Optus hack spurs interest in digital identity within Australian government, banks
 

Demand for digital ID in Australia appears to have been boosted by the recent data breach from Optus, which resulted in 1.2 million telecom customers with at least one current, valid piece of identification or personal information stolen, according to NCA Newswire.

The company said in a statement that customers it has contacted should take action to change their identity documents. Beyond those, information from 900,000 expired identification documents was also breached, from a total of 9.8 million customers affected by the hack.

The Australian Financial Review reports that while Federal Finance Minister Katy Gallagher is convening digital ministers to work on a national digital identity system, NSW Customer Service Minister Victor Dominello is promoting decentralized identity and SSI at the state level.

“Moving to a system of self sovereign digital identity would make the concept of 100 points of ID entirely redundant,” Dominello told the Financial Review, referring to Australia’s legacy identification system. “It also retires the need for organisations to hold on to people’s paper-based ID documents, and associated information, in their databases for years and years.”

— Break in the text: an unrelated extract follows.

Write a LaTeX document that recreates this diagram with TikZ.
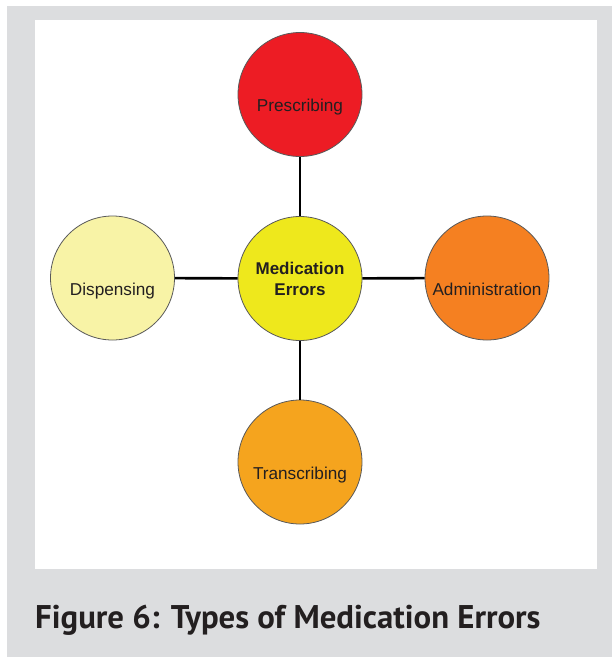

Digital identity legislation will be among the topics discussed at a Data and Digital Ministers Meeting in November, Gallagher says.

The Australian National Bank is on board with the need for trusted digital identity, and further says that banks are the institutions set up to provide the requisite degree of trust, Mortgage Business reports. Being heavily regulated makes them trustworthy, even if they are not always liked, writes Andrew Cornell, managing editor of the ANZ’s new platform BlueNotes.

The Australian Banking Association says the country’s financial institutions are ready to assist with securing the digital environment.

Australian National University Researcher Dr. Vanessa Teague tells AFR that since the Australia Card was rejected in the 1980s, the country has adopted the very linked databases that people were concerned about, without the benefits of digital ID.

Teague suggested that while something like the digital ID proposed by the government is needed, it has not been implemented well so far.

“The Digital Transformation Agency has had the job of setting up a secure digital ID for a long time, but they have not yet delivered a secure system that works,” she said.

Australia has been working on the Trusted Digital Identity Framework since 2015, and one of the few solutions accredited under the TDIF, eftpos’ ConnectID, was recently endorsed by the country’s ‘big four’ banks, which include ANZ.